Provocatively, Marles invoked the Ukraine war to accuse China of “appalling behaviour” during border clashes between India and China. His comments cut across efforts by Beijing and New Delhi to settle their border disputes.

“The assault on Indian forces along the Line of Actual Control in 2020 was a warning we should all heed. Australia stood up for India’s sovereignty then and continues to do so now.”

Marles said Australia was also “anxious about the growing relationship between China and Russia,” including joint military exercises in the Pacific. In this context, it was important for democracies to protect the “rules-based order” that had ensured “stability and prosperity” since World War II.

The supposed “rules-based order” is that maintained by the US and its allies since the last world war, which established US hegemony over the Indo-Pacific.

Marles called for intensified military exercises, cooperation and “interoperability” between India and Australia, and suggested a reciprocal military access agreement, allow planes and ships from both countries to use each other’s facilities. That would elevate the “Comprehensive Strategic Partnership” struck between Modi and former Australian Liberal-National Prime Minister Scott Morrison in 2020.

In a joint statement, Marles and Singh, the Indian defence minister, welcomed the “growing diversity and frequency of defence exercise and exchanges” between India and Australia. They pledged to boost “supply chain resilience” and ties between the defence “industrial bases” in both countries. They “looked forward to India’s participation in Australia’s Indo Pacific Endeavour exercise in October 2022.”

Despite Marles’ efforts, however, the joint statement made no mention of China or Russia. The Indian ruling class has long relied on Russia for military hardware and has growing trade volumes with China, as do many Asian countries.

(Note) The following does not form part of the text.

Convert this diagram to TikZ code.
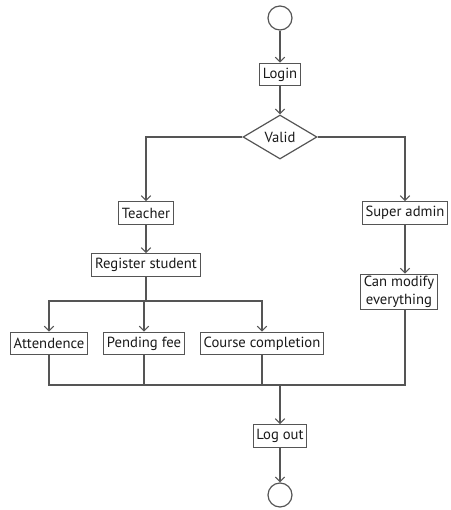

On the same day that Marles concluded his trip to India, Modi participated in the 14th summit of the BRICS countries (Brazil, Russia, India, China and South Africa), joining the leaders of the other members, including Russian President Vladimir Putin and Chinese President Xi Jinping, who hosted the virtual event.

The summit issued a declaration that said the leaders supported talks between Russia and Ukraine, effectively cutting across the US-NATO escalation of the war against Russia.

Marles’s visit was one of many pro-US missions undertaken rapidly by Prime Minister Anthony Albanese and senior ministers since the government was sworn in less than five weeks ago, on May 23. These have included trips to the Quad summit in Tokyo, the Shangri-la forum, Japan, Sri Lanka, Indonesia and Pacific island states.

Marles’s allegations against China, while not new, put paid to media claims that a brief meeting he had with China’s defence minister on the sidelines of the Shangri-la event represented a breakthrough in the diplomatic freeze between the two countries over the past three years.

Far from seeking a “reset” of relations with China, Australian capitalism’s largest export market, the Albanese government is demonstrating its commitment to a potentially catastrophic US-led war against China to reassert Washington’s global dominance.

This week, Albanese will attend the NATO summit, which will focus on expanding the military alliance’s operations from the war against Russia and into confrontations with China in the Indo-Pacific. Albanese will also travel to Paris to shore up relations with France, a major nuclear-armed power that retains colonies across the Pacific. In addition, he has been invited to visit Ukraine to underscore his Labor government’s involvement in the moves against Russia and China.